Excerpt from Girl Intrepid

Chapter 4: Sexed

September 1953

“Girls don’t think about sex as much as boys.”

If that were true, then I was an anomaly even before reaching puberty. Starting at age ten, I had one crush after another on various boys. For a whole year of weekends, when I was about twelve, Tracy Coudert and I would crawl into his bed in the morning. We would wrap our arms around each other and we would gently and silently rub against one another, fully clothed, for close to an hour. There was no climax. It just felt warm and cozy. After we felt rubbed out, without a word, I would return to my room, which opened onto his, and shut the door. We would dress for the day and meet again downstairs for breakfast without the slightest acknowledgment of our earlier meeting.

In seventh grade, Camilla Cahill brought in an erotic poem, “This is My Beloved,” which she had filched from the bedroom of her sexy twenty-five-year-old half-brother. Although explicit and titillating, the poem was tender and lyrical—a sweet introduction to the joys of romantic love and sex, which were years away.

Marilla and I more than once acted out what we imagined to be the preliminaries to having sex. But I don’t remember either of us finding excitement or satisfaction in these efforts, although her parents got plenty worked up when they retrieved from their local drugstore a packet of photos developed from film we had taken of our flat and hairless bodies in ill-fitting bras stuffed with tissue and white cotton briefs rolled down to pass for G-strings.

Like most preteens and young teenagers (and many adults), I had no idea what to do with the waves of feelings that rolled over me nor how to process them. Although my mother had described the sex act to me (and it had sounded revolting at the time), and we’d had the requisite sex-ed class in sixth grade, sex still seemed remote even as we boys and girls danced cheek to cheek and hip to groin at the Christmas and spring dances that we all attended.

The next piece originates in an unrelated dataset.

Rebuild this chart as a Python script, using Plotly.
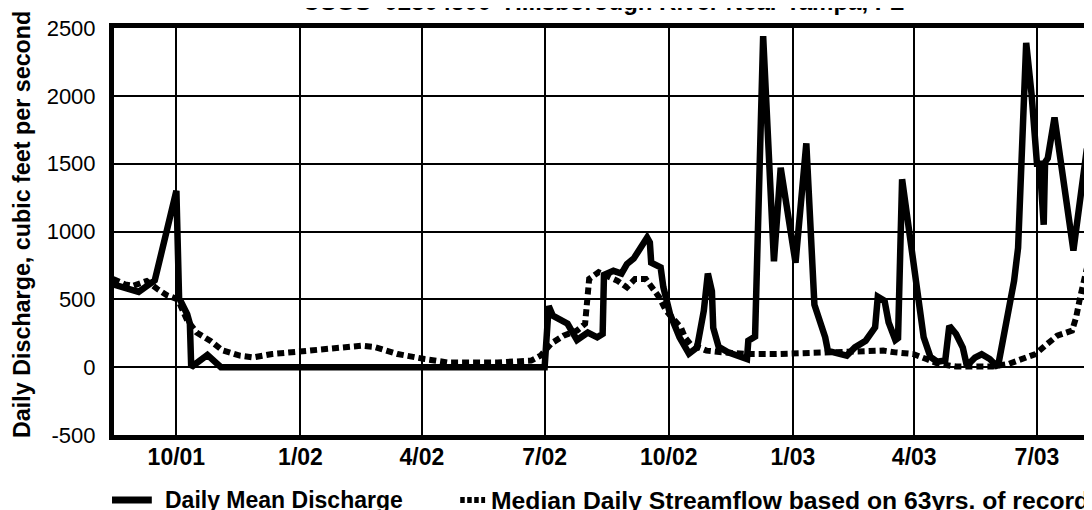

There were three highlights to ninth grade at Brearley. The first was that I had my first article published in The Beaver, Brearley’s literary magazine. It was my spontaneous response to hearing Ursula Oppens, a seventh-grader, play a particular movement from a Beethoven piano sonata at a school assembly. Ursula was brilliant (and is now a well-known concert pianist), and I was thrilled to see my words and name in print. The second highlight was that we had a new English teacher, Mr. Robert Manson Myers. Mr. Myers was Southern, effeminate, and spoke with a light British accent. He wore natty tweed jackets with elbow patches, and tasteful ties, and carried his books in a green cloth bag as was done at Harvard, where, he let us know, he had been teaching. He wore his strawberry blond hair parted on the side with long bangs a l’Anglaise and was constantly flipping his head to keep the hair out of his pale blue eyes. We were reading Chaucer, and he took pains to point out just how sexy The Nun’s Tale was, and as an aside, he told us about the function of the corncobs in Faulkner’s Sanctuary, which he recommended as auxiliary reading. Mr. Myers was the proud author of a humorous treatise on English literature, From Beowulf to Virginia Woolf, which we were sure was both witty and off-color, although none of us had read it. In fact, some of us had little interest in reading anything other than our first piece of pornographic literature—exposure to which was the final highlight of the year.   

Town Bull was brought to school in a paper bag by Ruth Wyler, one of our more brilliant classmates. She found it on the bookshelves of her parents’ library. We believed it to be a Victorian work by Bob Stirling (though “Bob” doesn’t sound very Victorian). It featured Belle, a madam, and her number one stud, Town Bull, whom she called in when one of her patrons or she herself was especially in need of fulfillment. The book described in lusty detail all aspects of Town Bull’s ginormous member and every variation on heterosexual sex imaginable, including “water play.” It treated in detail the frequent need for women to be warmed up by the tongues of prepubescent girls (in training) before succumbing to the thrill of penetration by Town Bull himself. The excitement of this book did not turn me into a porno addict. On the contrary, it was so complete and explicit that nothing I have had occasion to read since comes anywhere near the titillation and tingle of reading those scenes at that age. Passing Town Bull around during English class, while Mr. Myers fluttered about in front of the blackboard, may explain why many of us remember little of what he said, only his delivery.